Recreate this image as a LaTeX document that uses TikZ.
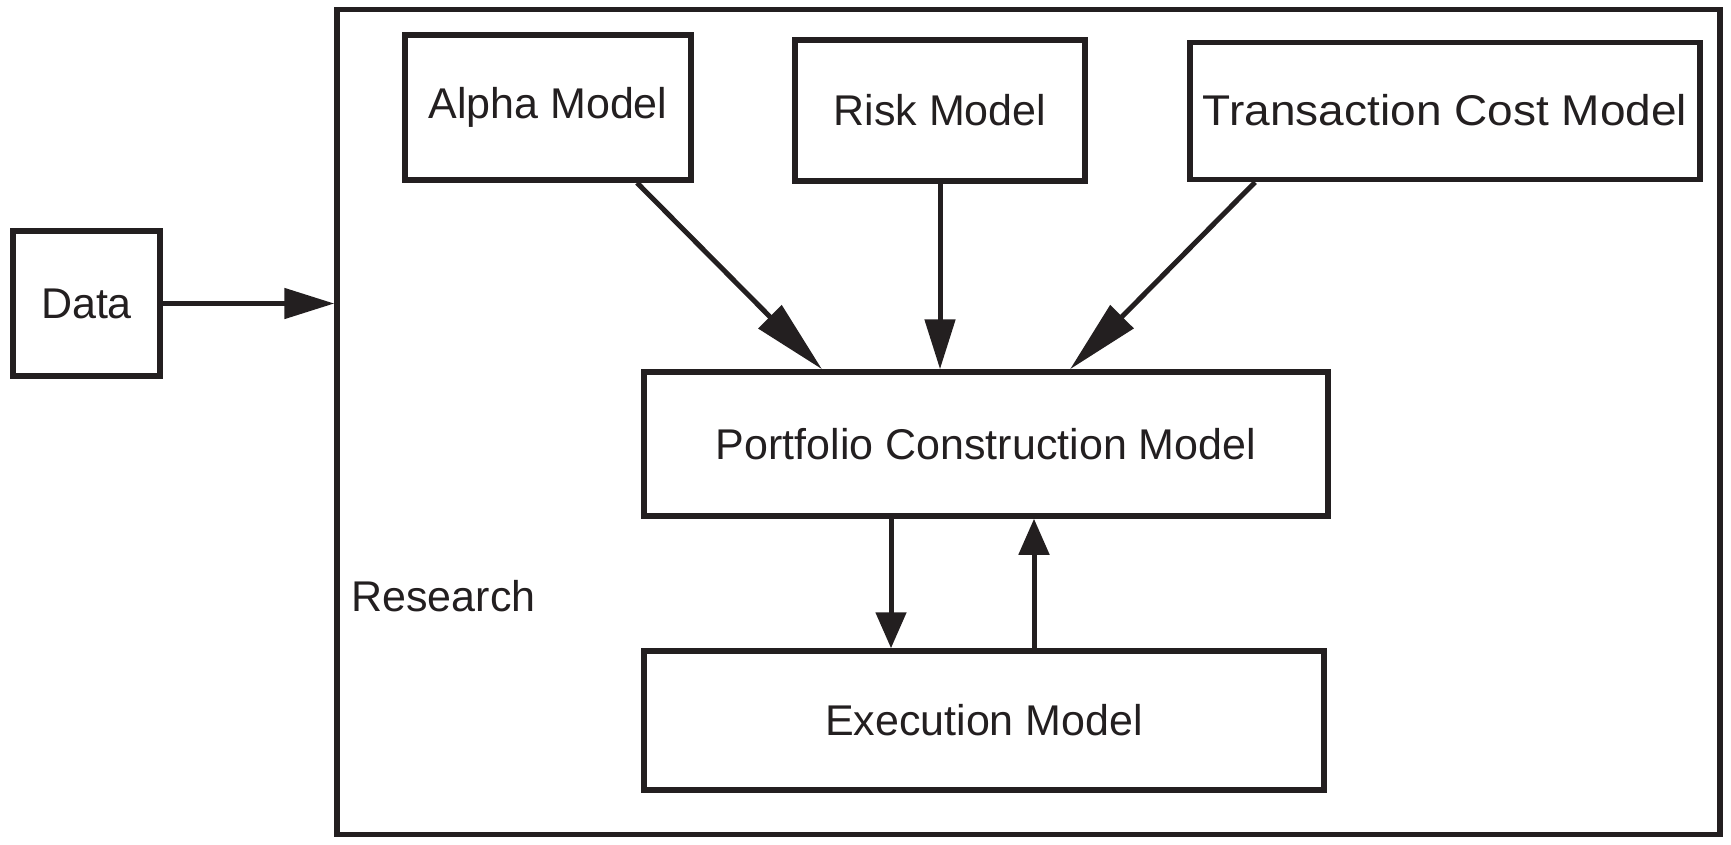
\documentclass[tikz,border=0pt]{standalone}
\usepackage{fontspec}
\setmainfont{Liberation Sans}
\usetikzlibrary{arrows.meta}
\definecolor{ink}{HTML}{231F20}
\begin{document}
\begin{tikzpicture}[x=1pt,y=-1pt,
  box/.style={draw=ink,line width=5.5pt,inner sep=0pt,text=ink,align=center,
    font=\fontsize{43}{50}\selectfont},
  conn/.style={draw=ink,line width=5pt},
  bighead/.style={-{Triangle[length=74pt,width=32pt]}},
  midhead/.style={-{Triangle[length=50pt,width=30pt]}},
  smallhead/.style={-{Triangle[length=36pt,width=30pt]}}]
\useasboundingbox (0,0) rectangle (1731,844);
\node[box,minimum width=1383pt,minimum height=825pt] (research) at (1028.5,422) {};
\node[anchor=base west,text=ink,font=\fontsize{43}{50}\selectfont] (rlabel) at (348,611) {Research};
\node[box,minimum width=147pt,minimum height=145pt] (data) at (86.5,303.5) {Data};
\node[box,minimum width=286pt,minimum height=145pt] (alpha) at (548,107.5) {Alpha Model};
\node[box,minimum width=290pt,minimum height=141pt] (risk) at (940,110.5) {Risk Model};
\node[box,minimum width=510pt,minimum height=137pt] (tc) at (1445,111) {\raisebox{2pt}{\scalebox{1.07}[1]{Transaction Cost Model}}};
\node[box,minimum width=684pt,minimum height=144pt] (pcm) at (986,444) {Portfolio Construction Model};
\node[box,minimum width=680pt,minimum height=139pt] (exec) at (984,720.5) {Execution Model};
\draw[conn,midhead] (data.east) -- (research.west |- data.east);
\draw[conn,bighead] ([xshift=89pt]alpha.south) -- ([xshift=-164pt]pcm.north);
\draw[conn,midhead] (risk.south) -- (risk.south |- pcm.north);
\draw[conn,bighead] ([xshift=-190pt]tc.south) -- ([xshift=84pt]pcm.north);
\draw[conn,smallhead] ([xshift=-95pt]pcm.south) -- ([xshift=-95pt]pcm.south |- exec.north);
\draw[conn,smallhead] ([xshift=48pt]pcm.south |- exec.north) -- ([xshift=48pt]pcm.south);
\end{tikzpicture}
\end{document}
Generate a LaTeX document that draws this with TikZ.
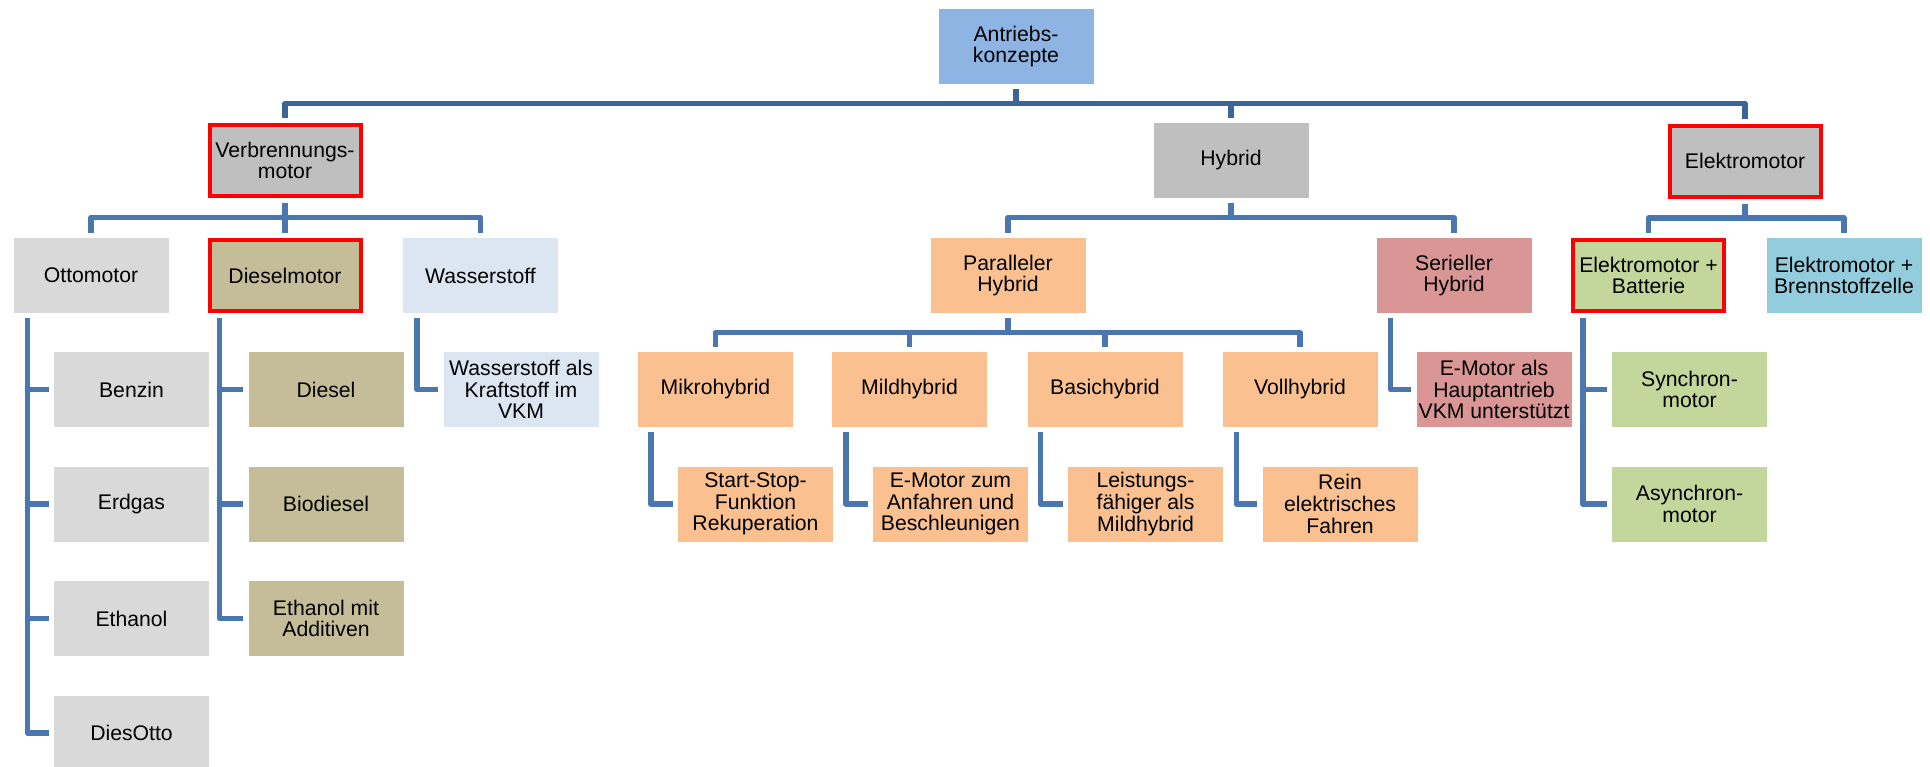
\documentclass[tikz,border=0pt]{standalone}
\usepackage{fontspec}
\setmainfont{Liberation Sans}
\usepackage{xcolor}
\usepackage{tikz}
\definecolor{cfroot}{HTML}{8EB4E3}
\definecolor{cfmain}{HTML}{BFBFBF}
\definecolor{cfotto}{HTML}{D9D9D9}
\definecolor{cfdiesel}{HTML}{C4BD97}
\definecolor{cfwater}{HTML}{DCE6F2}
\definecolor{cfpar}{HTML}{FAC090}
\definecolor{cfser}{HTML}{D99694}
\definecolor{cfbat}{HTML}{C3D69B}
\definecolor{cffuel}{HTML}{93CDDD}
\definecolor{cfline}{HTML}{4A77B0}
\definecolor{cflinedark}{HTML}{3C6597}
\newcommand{\boxfont}{\fontsize{21.2}{21.7}\selectfont}

\begin{document}
\begin{tikzpicture}[x=1pt, y=-1pt,
  box/.style={minimum width=155pt, minimum height=75pt, inner sep=1pt, align=center, font=\boxfont},
  hl/.style={draw=red, line width=4pt, minimum width=151pt, minimum height=71pt},
  topline/.style={draw=cflinedark, line width=5.5pt, line join=round, shorten <=5pt, shorten >=5pt},
  bus/.style={topline, draw=cfline},
  hbus/.style={to path={-- ++(0,19.5) -| (\tikztotarget)}}]
  \useasboundingbox (0,0) rectangle (1930,766);

  \node[box, fill=cfroot] (root) at (1016,46.5) {Antriebs-\\konzepte};

  \node[box, hl, fill=cfmain] (verb) at (285,160.5) {Verbrennungs-\\motor};
  \node[box, fill=cfmain] (hyb) at (1231,160.5) {Hybrid};
  \node[box, hl, fill=cfmain] (elek) at (1745,161) {Elektromotor};

  \node[box, fill=cfotto] (otto) at (91,275.5) {Ottomotor};
  \node[box, hl, fill=cfdiesel] (diesm) at (285,275.5) {Dieselmotor};
  \node[box, fill=cfwater] (wass) at (480.5,275.5) {Wasserstoff};
  \node[box, fill=cfpar] (par) at (1008,275.5) {Paralleler\\Hybrid};
  \node[box, fill=cfser] (ser) at (1454,275.5) {Serieller\\Hybrid};
  \node[box, hl, fill=cfbat] (ebat) at (1648.5,275.5) {Elektromotor +\\Batterie};
  \node[box, fill=cffuel] (ebrz) at (1844,275.5) {Elektromotor +\\Brennstoffzelle};

  \node[box, fill=cfotto] (benz) at (131.5,389.5) {Benzin};
  \node[box, fill=cfotto] (erdg) at (131.5,504) {Erdgas};
  \node[box, fill=cfotto] (ethn) at (131.5,618.5) {Ethanol};
  \node[box, fill=cfotto] (dott) at (131.5,733) {DiesOtto};

  \node[box, fill=cfdiesel] (dsl) at (326,389.5) {Diesel};
  \node[box, fill=cfdiesel] (biod) at (326,504) {Biodiesel};
  \node[box, fill=cfdiesel] (ethadd) at (326,618.5) {Ethanol mit\\Additiven};

  \node[box, fill=cfwater] (wkvk) at (521,389.5) {Wasserstoff als\\Kraftstoff im\\VKM};

  \node[box, fill=cfpar] (mikro) at (715.5,389.5) {Mikrohybrid};
  \node[box, fill=cfpar] (mild) at (909.5,389.5) {Mildhybrid};
  \node[box, fill=cfpar] (basic) at (1105,389.5) {Basichybrid};
  \node[box, fill=cfpar] (voll) at (1300,389.5) {Vollhybrid};

  \node[box, fill=cfpar] (ssf) at (755.5,504) {Start-Stop-\\Funktion\\Rekuperation};
  \node[box, fill=cfpar] (emaz) at (950.5,504) {E-Motor zum\\Anfahren und\\Beschleunigen};
  \node[box, fill=cfpar] (leist) at (1145.5,504) {Leistungs-\\fähiger als\\Mildhybrid};
  \node[box, fill=cfpar] (rein) at (1340,504) {Rein\\elektrisches\\Fahren};

  \node[box, fill=cfser] (emha) at (1494,389.5) {E-Motor als\\Hauptantrieb\\VKM unterstützt};

  \node[box, fill=cfbat] (sync) at (1689.5,389.5) {Synchron-\\motor};
  \node[box, fill=cfbat] (async) at (1689.5,504) {Asynchron-\\motor};

  \foreach \c in {verb,hyb,elek}
    \draw[topline] (root.south) to[hbus] (\c.north);
  \foreach \c in {otto,diesm,wass}
    \draw[bus] (verb.south) to[hbus] (\c.north);
  \foreach \c in {par,ser}
    \draw[bus] (hyb.south) to[hbus] (\c.north);
  \foreach \c in {ebat,ebrz}
    \draw[bus] (elek.south) to[hbus] (\c.north);
  \foreach \c in {mikro,mild,basic,voll}
    \draw[bus] (par.south) to[hbus] (\c.north);

  \foreach \c in {benz,erdg,ethn,dott}
    \draw[bus] ([xshift=14pt]otto.south west) |- (\c.west);
  \foreach \c in {dsl,biod,ethadd}
    \draw[bus] ([xshift=12pt]diesm.south west) |- (\c.west);
  \draw[bus] ([xshift=14pt]wass.south west) |- (wkvk.west);
  \draw[bus] ([xshift=13pt]mikro.south west) |- (ssf.west);
  \draw[bus] ([xshift=14pt]mild.south west) |- (emaz.west);
  \draw[bus] ([xshift=13pt]basic.south west) |- (leist.west);
  \draw[bus] ([xshift=14pt]voll.south west) |- (rein.west);
  \draw[bus] ([xshift=14pt]ser.south west) |- (emha.west);
  \foreach \c in {sync,async}
    \draw[bus] ([xshift=12pt]ebat.south west) |- (\c.west);
\end{tikzpicture}
\end{document}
========
Pick out the lines above that hold the string "LaTeX" and show them.

Full output:
Recreate this image as a LaTeX document that uses TikZ.
Generate a LaTeX document that draws this with TikZ.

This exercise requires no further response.